I don't have much time now. But will dash this off. Depth to economic mineralisation varies. Super Pit = 1890s surface prospecting. which is basically stubbing your toe on something and recognizing Broken Hill Telfer Mt Isa. etc
Nowadays these are rare and geophysics, magnetics for one, are ways to see through the "crud" that covers potentially economic deposits. The crud is various recent sands, weathered and commonly leached bedrock that in WA is often 50-100m or more thick. In the Paterson province the margins of the Canning Basin and its sediments onlap and cover the "crud" with 0 to 1000s of meters.
Cover is one aspect of depth to economic mineralisation. Another is where it actually starts. Currently Yappsu and OTH are bedrock discoveries under ? less than 100m of crud but starting 2-300m below ground in fresh rock. Nova-Bolll and Eagle fit this starting at depth category
Nebo Babel are only slightly covered in crud to the extent they can't be toe stubbers like Wingellina to the east.
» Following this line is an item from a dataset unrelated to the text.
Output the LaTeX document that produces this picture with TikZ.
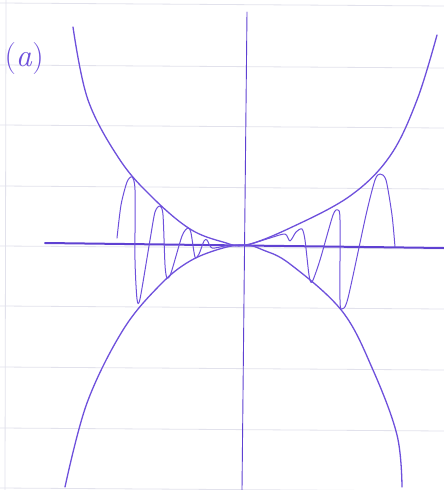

Havieron and Olympic Dam and Carra have >300m of crud on top but are all very strong geophysical sore thumbs that beg to be drilled by well heeled companies
Magnetics are inverse square related. The more cover the weaker the response I believe. The image in my post and for the Paterson area show some areas with lots of detail while others look like blurred images. IMO this is a function of cover to a certain extent. The image below IMO suggests shallow cover in the NE half and deeper to the SW. Out of time hope this helps. Sorry for any confusion.